If you have other cats living in your house take particular care to keep them away from the sick cat and always wash your hands after handling her. However, because she will have been infectious before the symptoms developed, it is likely that your other cats will already have been exposed to the disease and may develop symptoms.

Most fit young cats will recover from flu after a few weeks – although in a few cats that do get over the initial illness the problem never really goes away. These animals may be left with persistent problems such as runny noses. Sometimes these cats are on almost permanent medication to control their symptoms. The disease can be much more serious in young kittens, older cats and cats with other diseases, e.g. FeLV or FIV – these patients may need to be admitted to hospital for special treatment but, even so, may not survive.
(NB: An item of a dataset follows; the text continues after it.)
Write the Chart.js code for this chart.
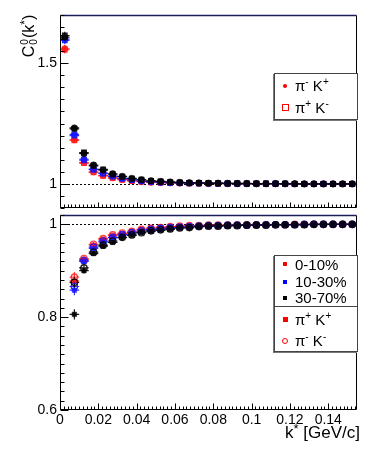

Safeguarding against Bb should be considered with specific protection for those most at risk and few are more at risk than kittens in breeding colonies and rescue shelters.

A vaccine that protects against Bordetella is available. The vaccine is administered as drops into the nose and provides protection within 72 hours. This vaccine is not routinely given to pet cats and you would need to discuss with your vet whether your cat needed this additional protection. Many catteries require that cats are vaccinated against Bordetella before being boarded.

Bordetella can also cause kennel cough in dogs. If your dog has a cough keep your cat away from them.